Instructions for the task – Give the listing again exactly, omitting its images.

Information supplied –
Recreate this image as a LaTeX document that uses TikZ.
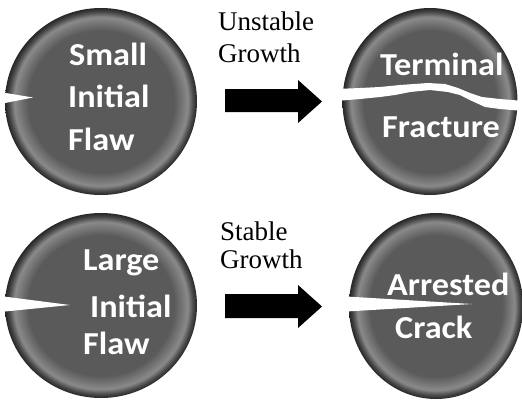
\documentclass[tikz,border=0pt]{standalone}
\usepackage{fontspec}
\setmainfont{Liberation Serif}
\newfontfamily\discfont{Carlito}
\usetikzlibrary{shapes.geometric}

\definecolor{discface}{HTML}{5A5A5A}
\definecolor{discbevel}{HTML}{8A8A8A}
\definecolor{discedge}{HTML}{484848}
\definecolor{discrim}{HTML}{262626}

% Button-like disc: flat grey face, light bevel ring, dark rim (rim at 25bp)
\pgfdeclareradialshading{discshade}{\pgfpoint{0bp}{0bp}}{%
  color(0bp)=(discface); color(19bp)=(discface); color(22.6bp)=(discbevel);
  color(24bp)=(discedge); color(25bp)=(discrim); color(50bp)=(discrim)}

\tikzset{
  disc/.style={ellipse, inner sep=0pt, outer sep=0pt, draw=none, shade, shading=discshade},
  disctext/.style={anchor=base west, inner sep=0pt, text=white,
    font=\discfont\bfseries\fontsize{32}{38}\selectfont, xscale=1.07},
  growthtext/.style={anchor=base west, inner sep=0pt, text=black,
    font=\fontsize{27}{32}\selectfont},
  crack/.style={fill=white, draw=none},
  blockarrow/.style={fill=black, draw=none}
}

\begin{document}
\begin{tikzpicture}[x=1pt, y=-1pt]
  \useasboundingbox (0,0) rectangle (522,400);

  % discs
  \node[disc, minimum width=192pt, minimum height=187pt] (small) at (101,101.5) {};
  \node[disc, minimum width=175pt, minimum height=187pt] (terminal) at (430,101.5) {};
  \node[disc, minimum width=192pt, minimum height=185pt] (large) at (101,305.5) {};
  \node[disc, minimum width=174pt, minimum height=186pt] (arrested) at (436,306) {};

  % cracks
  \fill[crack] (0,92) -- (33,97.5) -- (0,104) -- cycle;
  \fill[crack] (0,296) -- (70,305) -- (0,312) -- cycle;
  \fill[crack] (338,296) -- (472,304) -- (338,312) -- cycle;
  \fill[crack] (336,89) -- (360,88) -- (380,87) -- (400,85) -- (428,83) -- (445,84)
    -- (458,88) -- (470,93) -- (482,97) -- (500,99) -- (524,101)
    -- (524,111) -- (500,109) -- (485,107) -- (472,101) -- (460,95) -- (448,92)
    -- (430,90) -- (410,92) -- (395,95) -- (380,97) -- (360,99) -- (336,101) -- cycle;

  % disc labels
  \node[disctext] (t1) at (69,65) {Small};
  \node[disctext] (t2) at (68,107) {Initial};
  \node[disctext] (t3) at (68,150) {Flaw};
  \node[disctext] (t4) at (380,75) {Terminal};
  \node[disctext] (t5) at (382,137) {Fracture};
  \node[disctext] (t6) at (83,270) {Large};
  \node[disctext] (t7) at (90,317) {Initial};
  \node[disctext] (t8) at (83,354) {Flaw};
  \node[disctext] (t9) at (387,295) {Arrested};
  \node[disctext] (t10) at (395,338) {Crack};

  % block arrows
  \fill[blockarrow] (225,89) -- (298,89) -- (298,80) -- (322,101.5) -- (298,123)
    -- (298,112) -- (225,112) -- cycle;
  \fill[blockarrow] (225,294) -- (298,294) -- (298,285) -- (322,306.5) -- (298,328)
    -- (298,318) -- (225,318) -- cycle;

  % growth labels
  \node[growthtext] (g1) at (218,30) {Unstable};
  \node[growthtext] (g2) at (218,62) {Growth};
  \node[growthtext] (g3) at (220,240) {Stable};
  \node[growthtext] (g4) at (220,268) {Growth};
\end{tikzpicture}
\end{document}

Exercise output –
Recreate this image as a LaTeX document that uses TikZ.
\documentclass[tikz,border=0pt]{standalone}
\usepackage{fontspec}
\setmainfont{Liberation Serif}
\newfontfamily\discfont{Carlito}
\usetikzlibrary{shapes.geometric}

\definecolor{discface}{HTML}{5A5A5A}
\definecolor{discbevel}{HTML}{8A8A8A}
\definecolor{discedge}{HTML}{484848}
\definecolor{discrim}{HTML}{262626}

% Button-like disc: flat grey face, light bevel ring, dark rim (rim at 25bp)
\pgfdeclareradialshading{discshade}{\pgfpoint{0bp}{0bp}}{%
  color(0bp)=(discface); color(19bp)=(discface); color(22.6bp)=(discbevel);
  color(24bp)=(discedge); color(25bp)=(discrim); color(50bp)=(discrim)}

\tikzset{
  disc/.style={ellipse, inner sep=0pt, outer sep=0pt, draw=none, shade, shading=discshade},
  disctext/.style={anchor=base west, inner sep=0pt, text=white,
    font=\discfont\bfseries\fontsize{32}{38}\selectfont, xscale=1.07},
  growthtext/.style={anchor=base west, inner sep=0pt, text=black,
    font=\fontsize{27}{32}\selectfont},
  crack/.style={fill=white, draw=none},
  blockarrow/.style={fill=black, draw=none}
}

\begin{document}
\begin{tikzpicture}[x=1pt, y=-1pt]
  \useasboundingbox (0,0) rectangle (522,400);

  % discs
  \node[disc, minimum width=192pt, minimum height=187pt] (small) at (101,101.5) {};
  \node[disc, minimum width=175pt, minimum height=187pt] (terminal) at (430,101.5) {};
  \node[disc, minimum width=192pt, minimum height=185pt] (large) at (101,305.5) {};
  \node[disc, minimum width=174pt, minimum height=186pt] (arrested) at (436,306) {};

  % cracks
  \fill[crack] (0,92) -- (33,97.5) -- (0,104) -- cycle;
  \fill[crack] (0,296) -- (70,305) -- (0,312) -- cycle;
  \fill[crack] (338,296) -- (472,304) -- (338,312) -- cycle;
  \fill[crack] (336,89) -- (360,88) -- (380,87) -- (400,85) -- (428,83) -- (445,84)
    -- (458,88) -- (470,93) -- (482,97) -- (500,99) -- (524,101)
    -- (524,111) -- (500,109) -- (485,107) -- (472,101) -- (460,95) -- (448,92)
    -- (430,90) -- (410,92) -- (395,95) -- (380,97) -- (360,99) -- (336,101) -- cycle;

  % disc labels
  \node[disctext] (t1) at (69,65) {Small};
  \node[disctext] (t2) at (68,107) {Initial};
  \node[disctext] (t3) at (68,150) {Flaw};
  \node[disctext] (t4) at (380,75) {Terminal};
  \node[disctext] (t5) at (382,137) {Fracture};
  \node[disctext] (t6) at (83,270) {Large};
  \node[disctext] (t7) at (90,317) {Initial};
  \node[disctext] (t8) at (83,354) {Flaw};
  \node[disctext] (t9) at (387,295) {Arrested};
  \node[disctext] (t10) at (395,338) {Crack};

  % block arrows
  \fill[blockarrow] (225,89) -- (298,89) -- (298,80) -- (322,101.5) -- (298,123)
    -- (298,112) -- (225,112) -- cycle;
  \fill[blockarrow] (225,294) -- (298,294) -- (298,285) -- (322,306.5) -- (298,328)
    -- (298,318) -- (225,318) -- cycle;

  % growth labels
  \node[growthtext] (g1) at (218,30) {Unstable};
  \node[growthtext] (g2) at (218,62) {Growth};
  \node[growthtext] (g3) at (220,240) {Stable};
  \node[growthtext] (g4) at (220,268) {Growth};
\end{tikzpicture}
\end{document}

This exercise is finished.